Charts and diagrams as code
[Begin]

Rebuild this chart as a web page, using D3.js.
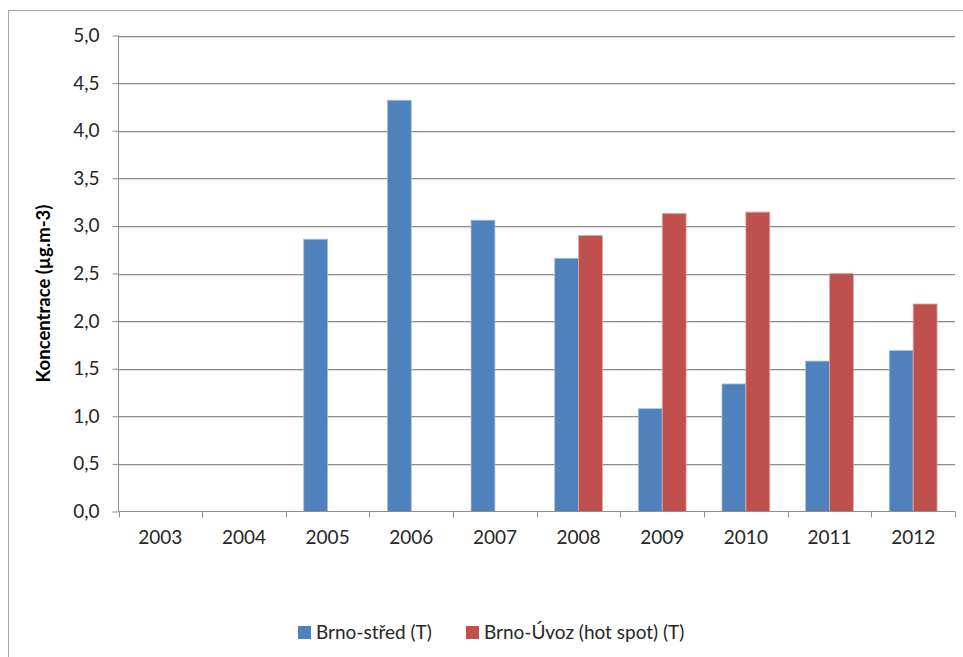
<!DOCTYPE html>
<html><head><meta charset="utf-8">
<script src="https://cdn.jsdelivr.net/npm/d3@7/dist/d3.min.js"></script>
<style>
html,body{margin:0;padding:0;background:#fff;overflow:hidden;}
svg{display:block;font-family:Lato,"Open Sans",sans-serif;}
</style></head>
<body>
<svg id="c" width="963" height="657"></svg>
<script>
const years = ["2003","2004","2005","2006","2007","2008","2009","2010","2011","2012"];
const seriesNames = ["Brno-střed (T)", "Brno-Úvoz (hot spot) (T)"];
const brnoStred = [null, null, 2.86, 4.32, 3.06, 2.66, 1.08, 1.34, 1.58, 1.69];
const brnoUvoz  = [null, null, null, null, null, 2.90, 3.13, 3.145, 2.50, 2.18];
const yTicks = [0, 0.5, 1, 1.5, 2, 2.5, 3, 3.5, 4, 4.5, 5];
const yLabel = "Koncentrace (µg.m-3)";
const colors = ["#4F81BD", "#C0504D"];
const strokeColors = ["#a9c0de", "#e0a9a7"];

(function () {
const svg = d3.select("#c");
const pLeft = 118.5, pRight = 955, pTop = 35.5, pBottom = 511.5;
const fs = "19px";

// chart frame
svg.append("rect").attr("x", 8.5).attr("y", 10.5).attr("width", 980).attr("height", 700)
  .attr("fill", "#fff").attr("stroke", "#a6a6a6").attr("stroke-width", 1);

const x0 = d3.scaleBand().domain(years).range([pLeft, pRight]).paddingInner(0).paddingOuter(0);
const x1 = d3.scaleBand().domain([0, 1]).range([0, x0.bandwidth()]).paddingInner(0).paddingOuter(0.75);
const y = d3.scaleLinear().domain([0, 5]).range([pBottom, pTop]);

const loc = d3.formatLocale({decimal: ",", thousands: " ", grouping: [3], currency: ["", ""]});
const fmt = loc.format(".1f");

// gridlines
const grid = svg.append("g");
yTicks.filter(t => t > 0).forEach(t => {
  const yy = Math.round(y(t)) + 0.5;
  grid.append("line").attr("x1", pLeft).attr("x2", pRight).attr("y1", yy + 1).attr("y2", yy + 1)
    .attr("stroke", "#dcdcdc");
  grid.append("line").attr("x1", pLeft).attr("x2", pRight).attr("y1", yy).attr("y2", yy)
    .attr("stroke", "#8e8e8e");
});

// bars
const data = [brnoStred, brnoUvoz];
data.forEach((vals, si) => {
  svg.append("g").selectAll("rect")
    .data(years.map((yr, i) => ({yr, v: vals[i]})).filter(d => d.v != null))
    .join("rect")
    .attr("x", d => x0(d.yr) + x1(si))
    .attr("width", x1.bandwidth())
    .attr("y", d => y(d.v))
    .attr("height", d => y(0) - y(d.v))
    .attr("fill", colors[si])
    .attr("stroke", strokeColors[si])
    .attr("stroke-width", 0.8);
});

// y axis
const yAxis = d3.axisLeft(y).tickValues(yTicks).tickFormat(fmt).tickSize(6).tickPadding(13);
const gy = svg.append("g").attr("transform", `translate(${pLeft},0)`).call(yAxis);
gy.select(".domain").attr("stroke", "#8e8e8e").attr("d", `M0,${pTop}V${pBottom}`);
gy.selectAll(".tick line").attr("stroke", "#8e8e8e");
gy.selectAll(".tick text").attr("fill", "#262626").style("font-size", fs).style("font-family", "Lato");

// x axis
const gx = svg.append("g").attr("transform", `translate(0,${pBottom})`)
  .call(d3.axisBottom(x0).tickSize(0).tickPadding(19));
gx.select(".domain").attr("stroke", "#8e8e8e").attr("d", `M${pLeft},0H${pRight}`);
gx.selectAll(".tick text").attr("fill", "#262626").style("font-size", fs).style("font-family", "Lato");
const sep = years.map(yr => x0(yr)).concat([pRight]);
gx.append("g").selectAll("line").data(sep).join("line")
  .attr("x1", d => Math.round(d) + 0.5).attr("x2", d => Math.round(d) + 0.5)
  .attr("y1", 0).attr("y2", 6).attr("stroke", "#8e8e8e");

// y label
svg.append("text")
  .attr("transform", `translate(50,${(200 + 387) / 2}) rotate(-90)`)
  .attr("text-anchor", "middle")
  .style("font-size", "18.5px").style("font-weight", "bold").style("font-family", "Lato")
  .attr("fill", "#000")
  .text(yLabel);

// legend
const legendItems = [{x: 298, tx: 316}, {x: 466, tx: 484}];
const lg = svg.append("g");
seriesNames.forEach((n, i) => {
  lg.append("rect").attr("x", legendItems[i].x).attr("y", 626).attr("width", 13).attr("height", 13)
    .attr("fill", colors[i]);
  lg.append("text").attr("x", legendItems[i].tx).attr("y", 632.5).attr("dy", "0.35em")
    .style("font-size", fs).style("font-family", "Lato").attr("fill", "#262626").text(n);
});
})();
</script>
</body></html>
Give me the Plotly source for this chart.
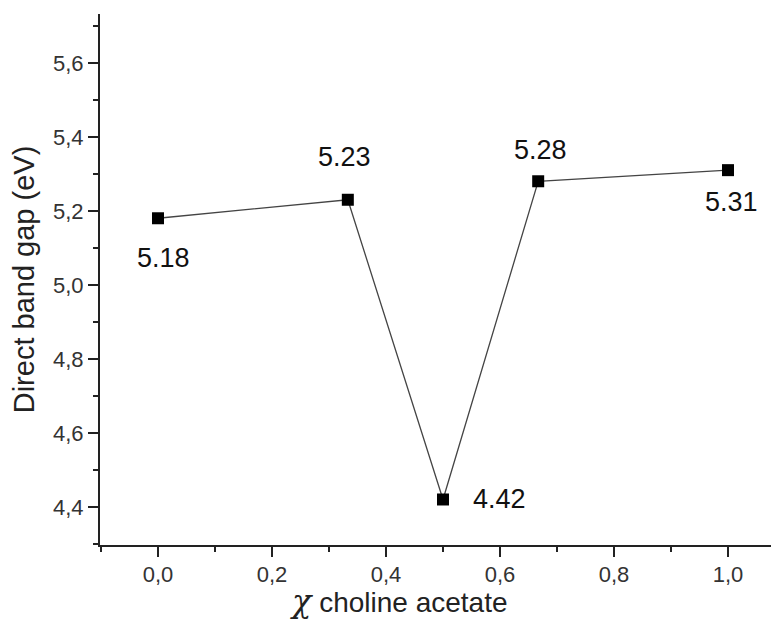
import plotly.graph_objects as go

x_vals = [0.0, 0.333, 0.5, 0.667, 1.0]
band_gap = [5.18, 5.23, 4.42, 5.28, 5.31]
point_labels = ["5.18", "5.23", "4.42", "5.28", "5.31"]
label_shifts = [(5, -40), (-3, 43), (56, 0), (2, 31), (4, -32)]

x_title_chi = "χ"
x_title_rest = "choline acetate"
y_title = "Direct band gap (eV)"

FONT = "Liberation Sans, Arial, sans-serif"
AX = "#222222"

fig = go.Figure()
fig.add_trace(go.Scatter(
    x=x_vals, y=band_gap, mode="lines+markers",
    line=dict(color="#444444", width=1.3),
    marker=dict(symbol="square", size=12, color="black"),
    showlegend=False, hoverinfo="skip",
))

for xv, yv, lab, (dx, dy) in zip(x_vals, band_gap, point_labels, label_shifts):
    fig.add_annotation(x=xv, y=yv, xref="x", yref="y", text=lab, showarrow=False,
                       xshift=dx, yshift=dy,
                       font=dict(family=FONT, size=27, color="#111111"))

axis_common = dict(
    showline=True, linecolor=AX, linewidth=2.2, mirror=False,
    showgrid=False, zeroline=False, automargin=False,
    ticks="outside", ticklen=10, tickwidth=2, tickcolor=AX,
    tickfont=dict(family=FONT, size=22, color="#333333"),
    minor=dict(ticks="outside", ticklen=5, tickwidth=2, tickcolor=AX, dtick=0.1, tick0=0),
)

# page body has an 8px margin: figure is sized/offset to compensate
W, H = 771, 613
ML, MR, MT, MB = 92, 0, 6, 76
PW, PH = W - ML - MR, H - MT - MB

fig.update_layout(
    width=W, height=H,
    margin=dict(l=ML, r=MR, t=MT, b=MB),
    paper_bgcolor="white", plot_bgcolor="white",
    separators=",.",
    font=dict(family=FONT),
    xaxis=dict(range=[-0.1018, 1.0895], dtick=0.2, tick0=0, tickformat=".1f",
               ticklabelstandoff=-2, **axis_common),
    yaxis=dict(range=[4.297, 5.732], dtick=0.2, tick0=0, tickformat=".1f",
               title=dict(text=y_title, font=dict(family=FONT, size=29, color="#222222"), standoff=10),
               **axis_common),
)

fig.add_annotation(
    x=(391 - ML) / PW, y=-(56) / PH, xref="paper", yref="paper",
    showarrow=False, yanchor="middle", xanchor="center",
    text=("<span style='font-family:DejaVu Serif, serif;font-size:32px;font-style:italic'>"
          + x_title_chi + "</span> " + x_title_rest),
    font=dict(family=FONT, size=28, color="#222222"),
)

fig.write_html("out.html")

[End]

▶ **The task**
Reproduce every record above exactly, omitting the pictures.

▶ **Output of the task**
Rebuild this chart as a web page, using D3.js.
<!DOCTYPE html>
<html><head><meta charset="utf-8">
<script src="https://cdn.jsdelivr.net/npm/d3@7/dist/d3.min.js"></script>
<style>
html,body{margin:0;padding:0;background:#fff;overflow:hidden;}
svg{display:block;font-family:Lato,"Open Sans",sans-serif;}
</style></head>
<body>
<svg id="c" width="963" height="657"></svg>
<script>
const years = ["2003","2004","2005","2006","2007","2008","2009","2010","2011","2012"];
const seriesNames = ["Brno-střed (T)", "Brno-Úvoz (hot spot) (T)"];
const brnoStred = [null, null, 2.86, 4.32, 3.06, 2.66, 1.08, 1.34, 1.58, 1.69];
const brnoUvoz  = [null, null, null, null, null, 2.90, 3.13, 3.145, 2.50, 2.18];
const yTicks = [0, 0.5, 1, 1.5, 2, 2.5, 3, 3.5, 4, 4.5, 5];
const yLabel = "Koncentrace (µg.m-3)";
const colors = ["#4F81BD", "#C0504D"];
const strokeColors = ["#a9c0de", "#e0a9a7"];

(function () {
const svg = d3.select("#c");
const pLeft = 118.5, pRight = 955, pTop = 35.5, pBottom = 511.5;
const fs = "19px";

// chart frame
svg.append("rect").attr("x", 8.5).attr("y", 10.5).attr("width", 980).attr("height", 700)
  .attr("fill", "#fff").attr("stroke", "#a6a6a6").attr("stroke-width", 1);

const x0 = d3.scaleBand().domain(years).range([pLeft, pRight]).paddingInner(0).paddingOuter(0);
const x1 = d3.scaleBand().domain([0, 1]).range([0, x0.bandwidth()]).paddingInner(0).paddingOuter(0.75);
const y = d3.scaleLinear().domain([0, 5]).range([pBottom, pTop]);

const loc = d3.formatLocale({decimal: ",", thousands: " ", grouping: [3], currency: ["", ""]});
const fmt = loc.format(".1f");

// gridlines
const grid = svg.append("g");
yTicks.filter(t => t > 0).forEach(t => {
  const yy = Math.round(y(t)) + 0.5;
  grid.append("line").attr("x1", pLeft).attr("x2", pRight).attr("y1", yy + 1).attr("y2", yy + 1)
    .attr("stroke", "#dcdcdc");
  grid.append("line").attr("x1", pLeft).attr("x2", pRight).attr("y1", yy).attr("y2", yy)
    .attr("stroke", "#8e8e8e");
});

// bars
const data = [brnoStred, brnoUvoz];
data.forEach((vals, si) => {
  svg.append("g").selectAll("rect")
    .data(years.map((yr, i) => ({yr, v: vals[i]})).filter(d => d.v != null))
    .join("rect")
    .attr("x", d => x0(d.yr) + x1(si))
    .attr("width", x1.bandwidth())
    .attr("y", d => y(d.v))
    .attr("height", d => y(0) - y(d.v))
    .attr("fill", colors[si])
    .attr("stroke", strokeColors[si])
    .attr("stroke-width", 0.8);
});

// y axis
const yAxis = d3.axisLeft(y).tickValues(yTicks).tickFormat(fmt).tickSize(6).tickPadding(13);
const gy = svg.append("g").attr("transform", `translate(${pLeft},0)`).call(yAxis);
gy.select(".domain").attr("stroke", "#8e8e8e").attr("d", `M0,${pTop}V${pBottom}`);
gy.selectAll(".tick line").attr("stroke", "#8e8e8e");
gy.selectAll(".tick text").attr("fill", "#262626").style("font-size", fs).style("font-family", "Lato");

// x axis
const gx = svg.append("g").attr("transform", `translate(0,${pBottom})`)
  .call(d3.axisBottom(x0).tickSize(0).tickPadding(19));
gx.select(".domain").attr("stroke", "#8e8e8e").attr("d", `M${pLeft},0H${pRight}`);
gx.selectAll(".tick text").attr("fill", "#262626").style("font-size", fs).style("font-family", "Lato");
const sep = years.map(yr => x0(yr)).concat([pRight]);
gx.append("g").selectAll("line").data(sep).join("line")
  .attr("x1", d => Math.round(d) + 0.5).attr("x2", d => Math.round(d) + 0.5)
  .attr("y1", 0).attr("y2", 6).attr("stroke", "#8e8e8e");

// y label
svg.append("text")
  .attr("transform", `translate(50,${(200 + 387) / 2}) rotate(-90)`)
  .attr("text-anchor", "middle")
  .style("font-size", "18.5px").style("font-weight", "bold").style("font-family", "Lato")
  .attr("fill", "#000")
  .text(yLabel);

// legend
const legendItems = [{x: 298, tx: 316}, {x: 466, tx: 484}];
const lg = svg.append("g");
seriesNames.forEach((n, i) => {
  lg.append("rect").attr("x", legendItems[i].x).attr("y", 626).attr("width", 13).attr("height", 13)
    .attr("fill", colors[i]);
  lg.append("text").attr("x", legendItems[i].tx).attr("y", 632.5).attr("dy", "0.35em")
    .style("font-size", fs).style("font-family", "Lato").attr("fill", "#262626").text(n);
});
})();
</script>
</body></html>
Give me the Plotly source for this chart.
import plotly.graph_objects as go

x_vals = [0.0, 0.333, 0.5, 0.667, 1.0]
band_gap = [5.18, 5.23, 4.42, 5.28, 5.31]
point_labels = ["5.18", "5.23", "4.42", "5.28", "5.31"]
label_shifts = [(5, -40), (-3, 43), (56, 0), (2, 31), (4, -32)]

x_title_chi = "χ"
x_title_rest = "choline acetate"
y_title = "Direct band gap (eV)"

FONT = "Liberation Sans, Arial, sans-serif"
AX = "#222222"

fig = go.Figure()
fig.add_trace(go.Scatter(
    x=x_vals, y=band_gap, mode="lines+markers",
    line=dict(color="#444444", width=1.3),
    marker=dict(symbol="square", size=12, color="black"),
    showlegend=False, hoverinfo="skip",
))

for xv, yv, lab, (dx, dy) in zip(x_vals, band_gap, point_labels, label_shifts):
    fig.add_annotation(x=xv, y=yv, xref="x", yref="y", text=lab, showarrow=False,
                       xshift=dx, yshift=dy,
                       font=dict(family=FONT, size=27, color="#111111"))

axis_common = dict(
    showline=True, linecolor=AX, linewidth=2.2, mirror=False,
    showgrid=False, zeroline=False, automargin=False,
    ticks="outside", ticklen=10, tickwidth=2, tickcolor=AX,
    tickfont=dict(family=FONT, size=22, color="#333333"),
    minor=dict(ticks="outside", ticklen=5, tickwidth=2, tickcolor=AX, dtick=0.1, tick0=0),
)

# page body has an 8px margin: figure is sized/offset to compensate
W, H = 771, 613
ML, MR, MT, MB = 92, 0, 6, 76
PW, PH = W - ML - MR, H - MT - MB

fig.update_layout(
    width=W, height=H,
    margin=dict(l=ML, r=MR, t=MT, b=MB),
    paper_bgcolor="white", plot_bgcolor="white",
    separators=",.",
    font=dict(family=FONT),
    xaxis=dict(range=[-0.1018, 1.0895], dtick=0.2, tick0=0, tickformat=".1f",
               ticklabelstandoff=-2, **axis_common),
    yaxis=dict(range=[4.297, 5.732], dtick=0.2, tick0=0, tickformat=".1f",
               title=dict(text=y_title, font=dict(family=FONT, size=29, color="#222222"), standoff=10),
               **axis_common),
)

fig.add_annotation(
    x=(391 - ML) / PW, y=-(56) / PH, xref="paper", yref="paper",
    showarrow=False, yanchor="middle", xanchor="center",
    text=("<span style='font-family:DejaVu Serif, serif;font-size:32px;font-style:italic'>"
          + x_title_chi + "</span> " + x_title_rest),
    font=dict(family=FONT, size=28, color="#222222"),
)

fig.write_html("out.html")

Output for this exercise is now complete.